Though the 80 units themselves would help New Canaan approach just 3.5 percent or so, there’s a provision (a complicated provision) in the state law that could yield a three-year moratorium of the Affordable Housing Appeals Act. Under the provision, types of housing are assigned a certain number of points based on variables such as how much they cost (in mortgage payments or rent) and who they serve (seniors or families). If a town amasses enough “housing unit equivalent” points, it can earn a three-year exemption.

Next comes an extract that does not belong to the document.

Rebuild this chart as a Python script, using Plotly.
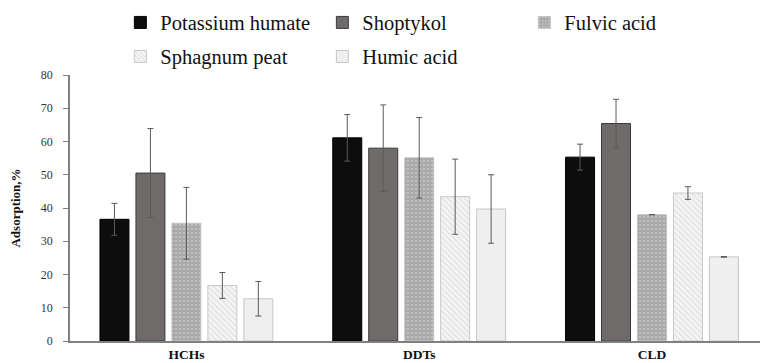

The finance board voted unanimously to make $500,000 available to the Housing Authority to plan for the Millport Apartments rebuild. That money, collected though a 1 percent add-on fee for some building permit applications—is held in trust for the express purpose of boosting New Canaan’s affordable housing stock.

According to the most recent data from the state Department of Economic and Community Development, 2.42 percent of New Canaan’s housing stock is “affordable” under the state’s definition.

Here’s how New Canaan stacks up with some other municipalities of Fairfield County:

  • Darien: 2.62%
  • Fairfield: 2.63%
  • Greenwich: 4.88%
  • New Canaan: 2.42%
  • Norwalk: 11.37%
  • Redding: 0%
  • Ridgefield: 2.2%
  • Stamford: 15.41%
  • Weston: .03%
  • Westport: 2.71%
  • Wilton: 2.55%

Housing is defined by the state as “affordable” if its cost—in the form of rent or mortgage payments—comes to less than 30 percent of the region’s median family income. New Canaan (and the rest of lower Fairfield County) falls in what HUD calls the “Norwalk-Stamford Metropolitan Area,” whose estimated median family income is $115,300 for a 4-person family.

New Canaan’s current 183 affordable units include 140 government-assisted (mostly between Millport and Canaan Parish, up at the top of Lakeview by 123), 31 deed restricted and 10 tenant rental assistance, as well as two CHFA mortgages.